[Saved data entries]
- - - - -

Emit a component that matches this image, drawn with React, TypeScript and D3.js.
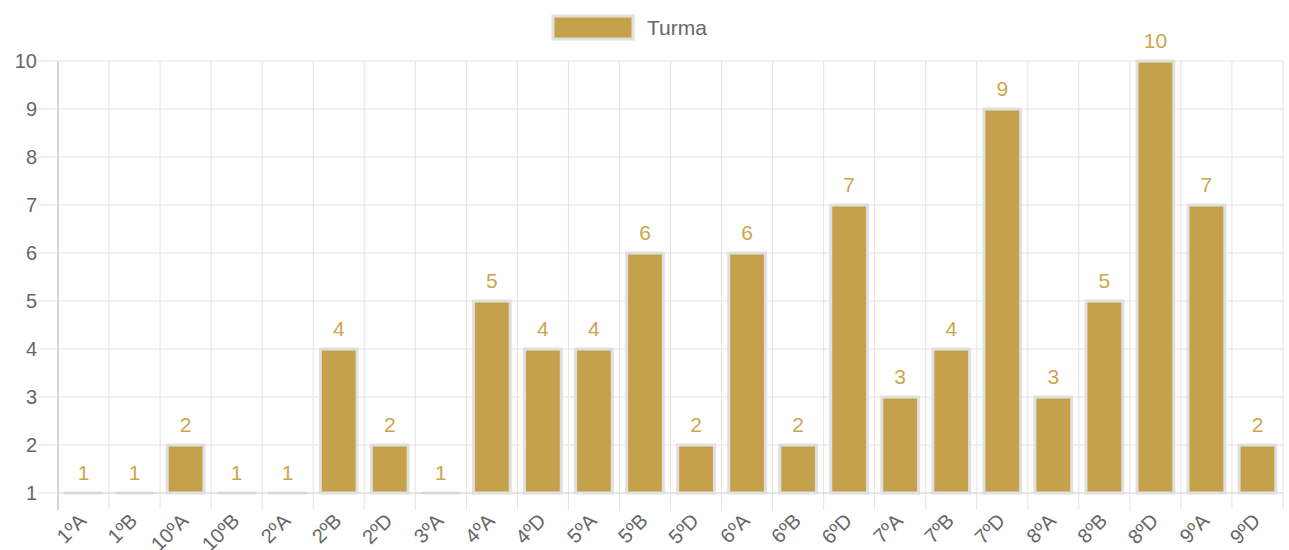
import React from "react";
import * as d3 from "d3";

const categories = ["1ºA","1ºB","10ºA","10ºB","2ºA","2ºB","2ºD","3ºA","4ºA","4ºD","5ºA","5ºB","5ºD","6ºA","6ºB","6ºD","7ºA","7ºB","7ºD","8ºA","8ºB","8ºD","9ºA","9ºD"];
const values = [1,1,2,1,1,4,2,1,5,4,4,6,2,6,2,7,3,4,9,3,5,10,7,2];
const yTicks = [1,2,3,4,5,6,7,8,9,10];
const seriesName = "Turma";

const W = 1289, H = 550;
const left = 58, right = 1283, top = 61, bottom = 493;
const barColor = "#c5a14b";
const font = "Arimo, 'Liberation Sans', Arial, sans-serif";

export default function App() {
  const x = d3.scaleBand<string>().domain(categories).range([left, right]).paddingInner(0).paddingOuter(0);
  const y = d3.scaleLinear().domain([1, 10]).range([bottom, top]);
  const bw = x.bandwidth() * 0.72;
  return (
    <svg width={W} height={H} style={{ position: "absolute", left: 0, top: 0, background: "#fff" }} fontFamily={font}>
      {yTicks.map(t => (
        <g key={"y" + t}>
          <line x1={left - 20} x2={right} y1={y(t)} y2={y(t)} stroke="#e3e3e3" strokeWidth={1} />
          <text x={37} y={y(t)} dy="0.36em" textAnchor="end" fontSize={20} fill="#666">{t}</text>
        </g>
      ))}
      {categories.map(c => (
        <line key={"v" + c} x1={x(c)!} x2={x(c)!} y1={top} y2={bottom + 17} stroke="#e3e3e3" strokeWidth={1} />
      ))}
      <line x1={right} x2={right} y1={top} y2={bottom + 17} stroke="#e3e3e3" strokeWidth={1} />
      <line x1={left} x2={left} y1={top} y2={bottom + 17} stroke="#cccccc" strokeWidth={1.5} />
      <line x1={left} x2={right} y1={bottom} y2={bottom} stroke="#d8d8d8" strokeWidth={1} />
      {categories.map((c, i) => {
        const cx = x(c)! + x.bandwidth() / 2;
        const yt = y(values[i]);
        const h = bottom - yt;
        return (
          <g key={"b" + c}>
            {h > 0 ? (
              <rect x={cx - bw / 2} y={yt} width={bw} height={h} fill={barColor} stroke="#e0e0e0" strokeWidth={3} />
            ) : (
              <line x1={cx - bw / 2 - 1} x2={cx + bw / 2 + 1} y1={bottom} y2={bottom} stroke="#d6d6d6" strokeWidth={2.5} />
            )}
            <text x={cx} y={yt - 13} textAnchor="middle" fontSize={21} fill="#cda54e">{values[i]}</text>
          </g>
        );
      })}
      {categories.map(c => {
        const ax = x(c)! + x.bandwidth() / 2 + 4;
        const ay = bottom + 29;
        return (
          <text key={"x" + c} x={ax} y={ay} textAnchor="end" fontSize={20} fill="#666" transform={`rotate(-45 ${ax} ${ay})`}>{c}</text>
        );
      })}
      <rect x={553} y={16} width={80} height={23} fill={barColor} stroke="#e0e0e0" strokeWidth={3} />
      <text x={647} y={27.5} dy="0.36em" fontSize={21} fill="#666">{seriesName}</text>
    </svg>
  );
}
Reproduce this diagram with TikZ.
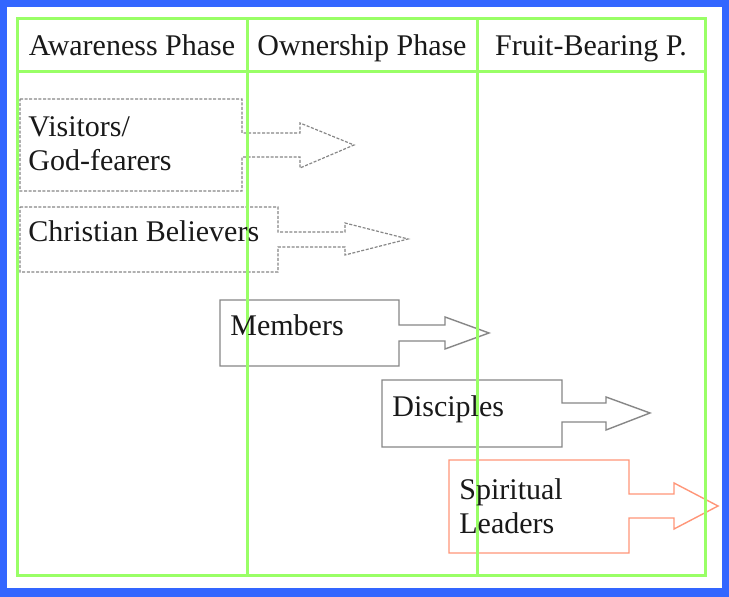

- - - - -

**Exercise task:** Please write out all of the material above without changing a word, and omit any pictures.

**In response:**
Emit a component that matches this image, drawn with React, TypeScript and D3.js.
import React from "react";
import * as d3 from "d3";

const categories = ["1ºA","1ºB","10ºA","10ºB","2ºA","2ºB","2ºD","3ºA","4ºA","4ºD","5ºA","5ºB","5ºD","6ºA","6ºB","6ºD","7ºA","7ºB","7ºD","8ºA","8ºB","8ºD","9ºA","9ºD"];
const values = [1,1,2,1,1,4,2,1,5,4,4,6,2,6,2,7,3,4,9,3,5,10,7,2];
const yTicks = [1,2,3,4,5,6,7,8,9,10];
const seriesName = "Turma";

const W = 1289, H = 550;
const left = 58, right = 1283, top = 61, bottom = 493;
const barColor = "#c5a14b";
const font = "Arimo, 'Liberation Sans', Arial, sans-serif";

export default function App() {
  const x = d3.scaleBand<string>().domain(categories).range([left, right]).paddingInner(0).paddingOuter(0);
  const y = d3.scaleLinear().domain([1, 10]).range([bottom, top]);
  const bw = x.bandwidth() * 0.72;
  return (
    <svg width={W} height={H} style={{ position: "absolute", left: 0, top: 0, background: "#fff" }} fontFamily={font}>
      {yTicks.map(t => (
        <g key={"y" + t}>
          <line x1={left - 20} x2={right} y1={y(t)} y2={y(t)} stroke="#e3e3e3" strokeWidth={1} />
          <text x={37} y={y(t)} dy="0.36em" textAnchor="end" fontSize={20} fill="#666">{t}</text>
        </g>
      ))}
      {categories.map(c => (
        <line key={"v" + c} x1={x(c)!} x2={x(c)!} y1={top} y2={bottom + 17} stroke="#e3e3e3" strokeWidth={1} />
      ))}
      <line x1={right} x2={right} y1={top} y2={bottom + 17} stroke="#e3e3e3" strokeWidth={1} />
      <line x1={left} x2={left} y1={top} y2={bottom + 17} stroke="#cccccc" strokeWidth={1.5} />
      <line x1={left} x2={right} y1={bottom} y2={bottom} stroke="#d8d8d8" strokeWidth={1} />
      {categories.map((c, i) => {
        const cx = x(c)! + x.bandwidth() / 2;
        const yt = y(values[i]);
        const h = bottom - yt;
        return (
          <g key={"b" + c}>
            {h > 0 ? (
              <rect x={cx - bw / 2} y={yt} width={bw} height={h} fill={barColor} stroke="#e0e0e0" strokeWidth={3} />
            ) : (
              <line x1={cx - bw / 2 - 1} x2={cx + bw / 2 + 1} y1={bottom} y2={bottom} stroke="#d6d6d6" strokeWidth={2.5} />
            )}
            <text x={cx} y={yt - 13} textAnchor="middle" fontSize={21} fill="#cda54e">{values[i]}</text>
          </g>
        );
      })}
      {categories.map(c => {
        const ax = x(c)! + x.bandwidth() / 2 + 4;
        const ay = bottom + 29;
        return (
          <text key={"x" + c} x={ax} y={ay} textAnchor="end" fontSize={20} fill="#666" transform={`rotate(-45 ${ax} ${ay})`}>{c}</text>
        );
      })}
      <rect x={553} y={16} width={80} height={23} fill={barColor} stroke="#e0e0e0" strokeWidth={3} />
      <text x={647} y={27.5} dy="0.36em" fontSize={21} fill="#666">{seriesName}</text>
    </svg>
  );
}
Reproduce this diagram with TikZ.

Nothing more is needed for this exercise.